We have two different method available that offers unique plotting capabilities:
* The first method def_geo1() enables users to visualise mode shapes with arrows that represent the placement, direction, and magnitude of displacement for each sensor.
* The second method def_geo2() allows for the plotting and animation of mode shapes, with sensors mapped to user defined points.
_geo1 = get_sample_data(filename="Geo1.xlsx", folder="palisaden")
_geo2 = get_sample_data(filename="Geo2.xlsx", folder="palisaden")
Pali_ss.def_geo1_by_file(_geo1)
Pali_ss.def_geo2_by_file(_geo2)
Once we have defined the geometry we can show it calling the plot_geo1() or plot_geo2() methods.
# Plot the geometry (geometry1)
fig, ax = Pali_ss.plot_geo1()
# (geometry2) with pyvista
_ = Pali_ss.plot_geo2(scaleF=2)
# (geometry2) with matplotlib
_, _ = Pali_ss.plot_geo2_mpl(scaleF=2)
We can plot all the time histories of the channels calling the plot_data() method
# Plot the Time Histories
_, _ = Pali_ss.plot_data()
We can also get more info regarding the quality of the data for a specific channel calling the plot_ch_info() method
# Plot TH, PSD and KDE of the (selected) channels
_, _ = Pali_ss.plot_ch_info(ch_idx=[-1])
As we can see from the auto correlation there’s a low frequency component in the data.
Other than the detrend_data() and decimate_data() methods there’s also a filter_data()
method that can help us here.
# Detrend and decimate
#Pali_ss.detrend_data()
Pali_ss.filter_data(Wn=(0.1), order=8, btype="highpass")
Pali_ss.decimate_data(q=5)
_, _ = Pali_ss.plot_ch_info(ch_idx=[-1])
We need now to instantiate the algorithms that we want to run, e.g. FSDD and SSIcov. The algorithms must then be added to the setup class using the
add_algorithms() method.
Thereafter, the algorithms can be executed either individually using the run_by_name() method or collectively with run_all().
# Initialise the algorithms
fsdd = FSDD(name="FSDD", nxseg=1024, method_SD="cor")
ssicov = SSIcov(name="SSIcov", br=30, ordmax=30, calc_unc=True)

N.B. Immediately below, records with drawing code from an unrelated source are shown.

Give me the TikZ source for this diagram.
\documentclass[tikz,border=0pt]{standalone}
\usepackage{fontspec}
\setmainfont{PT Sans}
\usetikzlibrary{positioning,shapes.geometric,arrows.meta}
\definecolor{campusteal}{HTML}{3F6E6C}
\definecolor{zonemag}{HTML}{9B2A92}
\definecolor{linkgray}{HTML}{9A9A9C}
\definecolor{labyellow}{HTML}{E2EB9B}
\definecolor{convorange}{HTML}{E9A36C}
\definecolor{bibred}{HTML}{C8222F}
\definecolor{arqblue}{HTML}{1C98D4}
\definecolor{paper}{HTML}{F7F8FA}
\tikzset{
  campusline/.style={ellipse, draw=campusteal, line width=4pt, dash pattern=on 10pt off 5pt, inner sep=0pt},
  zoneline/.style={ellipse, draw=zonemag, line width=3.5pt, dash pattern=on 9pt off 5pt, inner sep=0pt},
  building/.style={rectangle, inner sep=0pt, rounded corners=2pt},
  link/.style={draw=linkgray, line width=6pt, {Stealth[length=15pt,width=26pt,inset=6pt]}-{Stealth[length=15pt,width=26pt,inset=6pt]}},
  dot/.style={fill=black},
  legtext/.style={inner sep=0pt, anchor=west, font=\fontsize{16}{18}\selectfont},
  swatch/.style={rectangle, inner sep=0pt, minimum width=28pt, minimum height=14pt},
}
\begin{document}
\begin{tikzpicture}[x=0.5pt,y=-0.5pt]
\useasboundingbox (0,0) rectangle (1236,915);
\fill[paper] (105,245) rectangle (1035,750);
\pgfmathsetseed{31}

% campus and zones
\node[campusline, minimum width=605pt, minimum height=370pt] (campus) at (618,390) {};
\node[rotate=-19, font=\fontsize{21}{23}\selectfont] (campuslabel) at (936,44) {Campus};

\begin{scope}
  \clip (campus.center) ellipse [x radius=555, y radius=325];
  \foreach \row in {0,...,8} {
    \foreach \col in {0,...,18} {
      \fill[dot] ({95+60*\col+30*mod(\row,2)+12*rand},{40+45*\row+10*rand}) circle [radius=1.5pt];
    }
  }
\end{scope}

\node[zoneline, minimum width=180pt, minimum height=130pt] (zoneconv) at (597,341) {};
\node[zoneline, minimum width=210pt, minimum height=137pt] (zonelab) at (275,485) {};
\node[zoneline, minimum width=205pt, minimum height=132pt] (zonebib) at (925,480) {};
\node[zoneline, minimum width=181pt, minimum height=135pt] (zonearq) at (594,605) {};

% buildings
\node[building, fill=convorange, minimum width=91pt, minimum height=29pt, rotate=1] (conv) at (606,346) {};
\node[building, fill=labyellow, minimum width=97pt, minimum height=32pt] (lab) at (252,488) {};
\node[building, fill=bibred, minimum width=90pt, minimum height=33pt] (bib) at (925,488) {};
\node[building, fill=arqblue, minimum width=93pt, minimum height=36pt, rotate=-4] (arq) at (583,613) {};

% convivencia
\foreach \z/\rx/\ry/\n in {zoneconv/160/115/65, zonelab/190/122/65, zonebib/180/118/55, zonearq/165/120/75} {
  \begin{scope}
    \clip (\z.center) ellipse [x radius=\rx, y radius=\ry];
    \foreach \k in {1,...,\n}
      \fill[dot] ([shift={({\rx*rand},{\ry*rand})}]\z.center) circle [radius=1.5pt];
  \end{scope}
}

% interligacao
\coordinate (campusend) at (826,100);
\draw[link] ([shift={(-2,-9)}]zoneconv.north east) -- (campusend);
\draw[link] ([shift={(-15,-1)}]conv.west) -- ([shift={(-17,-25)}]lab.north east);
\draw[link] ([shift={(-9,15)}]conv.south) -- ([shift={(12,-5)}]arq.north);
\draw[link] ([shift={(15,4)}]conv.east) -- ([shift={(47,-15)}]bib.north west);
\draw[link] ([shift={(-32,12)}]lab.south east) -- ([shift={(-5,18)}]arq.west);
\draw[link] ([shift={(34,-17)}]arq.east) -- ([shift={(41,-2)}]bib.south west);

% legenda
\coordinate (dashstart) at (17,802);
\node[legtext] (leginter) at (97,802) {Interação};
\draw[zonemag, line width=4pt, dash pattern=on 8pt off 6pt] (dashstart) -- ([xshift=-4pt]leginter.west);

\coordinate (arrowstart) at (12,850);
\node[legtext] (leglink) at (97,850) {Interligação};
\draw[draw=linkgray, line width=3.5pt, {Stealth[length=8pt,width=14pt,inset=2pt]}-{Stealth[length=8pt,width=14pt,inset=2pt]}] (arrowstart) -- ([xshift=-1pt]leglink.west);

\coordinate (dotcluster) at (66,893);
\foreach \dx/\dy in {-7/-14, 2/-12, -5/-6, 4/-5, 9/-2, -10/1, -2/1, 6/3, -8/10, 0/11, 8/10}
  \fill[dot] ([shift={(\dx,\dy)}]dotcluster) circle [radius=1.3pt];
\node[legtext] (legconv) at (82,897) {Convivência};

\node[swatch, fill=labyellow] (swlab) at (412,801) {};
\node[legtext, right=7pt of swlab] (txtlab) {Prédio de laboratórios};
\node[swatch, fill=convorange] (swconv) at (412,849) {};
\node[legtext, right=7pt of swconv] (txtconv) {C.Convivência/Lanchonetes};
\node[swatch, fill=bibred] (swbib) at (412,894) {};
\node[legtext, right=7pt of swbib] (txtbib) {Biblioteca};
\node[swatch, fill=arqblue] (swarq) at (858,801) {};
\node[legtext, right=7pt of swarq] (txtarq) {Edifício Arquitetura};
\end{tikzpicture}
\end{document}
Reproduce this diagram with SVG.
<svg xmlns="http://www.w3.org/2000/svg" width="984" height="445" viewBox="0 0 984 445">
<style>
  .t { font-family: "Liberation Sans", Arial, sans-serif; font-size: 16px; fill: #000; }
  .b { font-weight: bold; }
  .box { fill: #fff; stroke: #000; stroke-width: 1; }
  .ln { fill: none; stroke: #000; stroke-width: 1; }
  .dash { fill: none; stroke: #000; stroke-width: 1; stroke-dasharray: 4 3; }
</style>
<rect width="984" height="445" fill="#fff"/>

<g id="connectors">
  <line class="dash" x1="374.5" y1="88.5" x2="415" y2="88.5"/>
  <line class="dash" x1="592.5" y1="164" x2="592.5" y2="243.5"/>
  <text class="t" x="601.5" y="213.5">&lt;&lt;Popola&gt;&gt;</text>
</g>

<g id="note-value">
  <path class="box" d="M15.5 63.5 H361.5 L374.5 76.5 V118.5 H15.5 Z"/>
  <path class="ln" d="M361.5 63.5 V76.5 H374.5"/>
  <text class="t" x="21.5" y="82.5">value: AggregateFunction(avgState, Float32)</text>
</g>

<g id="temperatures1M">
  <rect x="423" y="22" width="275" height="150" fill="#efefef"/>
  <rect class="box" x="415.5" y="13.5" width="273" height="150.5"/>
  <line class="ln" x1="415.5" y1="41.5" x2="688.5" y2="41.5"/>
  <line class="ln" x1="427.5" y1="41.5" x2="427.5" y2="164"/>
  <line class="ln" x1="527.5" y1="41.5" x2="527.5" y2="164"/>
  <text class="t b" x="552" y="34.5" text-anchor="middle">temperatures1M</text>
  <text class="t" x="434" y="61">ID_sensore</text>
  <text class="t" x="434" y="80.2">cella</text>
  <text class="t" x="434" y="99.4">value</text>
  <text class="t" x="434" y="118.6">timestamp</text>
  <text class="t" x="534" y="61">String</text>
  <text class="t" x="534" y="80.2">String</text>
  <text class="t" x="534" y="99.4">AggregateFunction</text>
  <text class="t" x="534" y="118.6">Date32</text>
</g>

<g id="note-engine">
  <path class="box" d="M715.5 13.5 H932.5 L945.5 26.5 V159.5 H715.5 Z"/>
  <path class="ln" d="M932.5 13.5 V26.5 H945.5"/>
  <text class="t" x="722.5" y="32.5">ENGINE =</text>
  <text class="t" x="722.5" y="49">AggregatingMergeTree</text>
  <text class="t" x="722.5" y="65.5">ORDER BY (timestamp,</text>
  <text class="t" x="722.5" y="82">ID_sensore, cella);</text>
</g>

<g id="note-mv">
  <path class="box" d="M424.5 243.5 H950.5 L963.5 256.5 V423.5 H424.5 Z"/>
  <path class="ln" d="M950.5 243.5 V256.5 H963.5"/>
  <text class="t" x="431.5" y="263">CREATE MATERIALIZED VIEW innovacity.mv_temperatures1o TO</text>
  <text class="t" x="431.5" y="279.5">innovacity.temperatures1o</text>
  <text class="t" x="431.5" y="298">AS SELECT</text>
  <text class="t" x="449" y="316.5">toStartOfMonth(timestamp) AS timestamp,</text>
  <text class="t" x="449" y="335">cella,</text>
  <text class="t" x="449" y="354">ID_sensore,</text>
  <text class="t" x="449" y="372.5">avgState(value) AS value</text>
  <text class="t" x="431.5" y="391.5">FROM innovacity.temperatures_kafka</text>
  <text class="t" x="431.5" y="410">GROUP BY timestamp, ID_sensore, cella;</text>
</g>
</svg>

plscf = pLSCF(name="polymax",ordmax=30)
# Overwrite/update run parameters for an algorithm
fsdd.run_params = FSDD.RunParamCls(nxseg=2048, method_SD="per", pov=0.5)
# Add algorithms to the single setup class
Pali_ss.add_algorithms(ssicov, fsdd, plscf)
# Run all or run by name
Pali_ss.run_by_name("SSIcov")
Pali_ss.run_by_name("FSDD")
Pali_ss.run_by_name("polymax")
# Pali_ss.run_all()
# save dict of results
ssi_res = ssicov.result.model_dump()
fsdd_res = dict(fsdd.result)
We can now plot some of the results:
# plot Singular values of PSD
_, _ = fsdd.plot_CMIF(freqlim=(1,4))
# plot Stabilisation chart for SSI
_, _ = ssicov.plot_stab(freqlim=(1,4), hide_poles=False)
# plot frequecy-damping clusters for SSI
_, _ = ssicov.plot_freqvsdamp(freqlim=(1,4))
# plot Stabilisation chart for pLSCF
_, _ = plscf.plot_stab(freqlim=(1,4), hide_poles=False)
We are now ready to extract the modal properties of interest either from the interactive plots using the mpe_from_plot() method or using the mpe() method.
# Select modes to extract from plots
# Pali_ss.mpe_from_plot("SSIcov", freqlim=(1,4))
# or directly
Pali_ss.mpe("SSIcov", sel_freq=[1.88, 2.42, 2.68], order_in=20)
# update dict of results
ssi_res = dict(ssicov.result)
# Select modes to extract from plots
# Pali_ss.mpe_from_plot("FSDD", freqlim=(1,4), MAClim=0.95)
# or directly
Pali_ss.mpe("FSDD", sel_freq=[1.88, 2.42, 2.68], MAClim=0.95)
# update dict of results
fsdd_res = dict(fsdd.result)
We can compare the results from the two methods
ssicov.result.Fn
>>> array([1.88205042, 2.4211625 , 2.68851009])
fsdd.result.Fn
>>> array([1.8787832 , 2.42254302, 2.67381079])
We can also plot some additional info regarding the estimates for the EFDD and FSDD algorithms
# plot additional info (goodness of fit) for EFDD or FSDD
_, _ = Pali_ss[fsdd.name].plot_EFDDfit(freqlim=(1,4))
And finally we can plot and/or animate the mode shapes extracted from the analysis
# MODE SHAPES PLOT
# Plot mode 2 (geometry 1)
_, _ = Pali_ss.plot_mode_geo1(algo_res=fsdd.result, mode_nr=2, view="3D", scaleF=2)
# Animate mode 1 (geometry 2)
_ = Pali_ss.anim_mode_geo2(
algo_res=ssicov.result, mode_nr=1, scaleF=3)
It is also possible to save and load the results to a pickled file.
import os
import sys
import pathlib
# Add the directory we executed the script from to path:
sys.path.insert(0, os.path.realpath('__file__'))
from pyoma2.functions.gen import save_to_file, load_from_file
# Save setup
save_to_file(Pali_ss, pathlib.Path(r"./test.pkl"))
# Load setup
pali2: SingleSetup = load_from_file(pathlib.Path(r"./test.pkl"))
# plot from loded instance
_, _ = pali2.plot_mode_geo2_mpl(
algo_res=fsdd.result, mode_nr=1, view="3D", scaleF=2)
# delete file
os.remove(pathlib.Path(r"./test.pkl"))
Aloisio, A., Pasca, D., Tomasi, R., & Fragiacomo, M. (2020). Dynamic identification and model updating of an eight-storey CLT building. Engineering Structures, 213, 110593.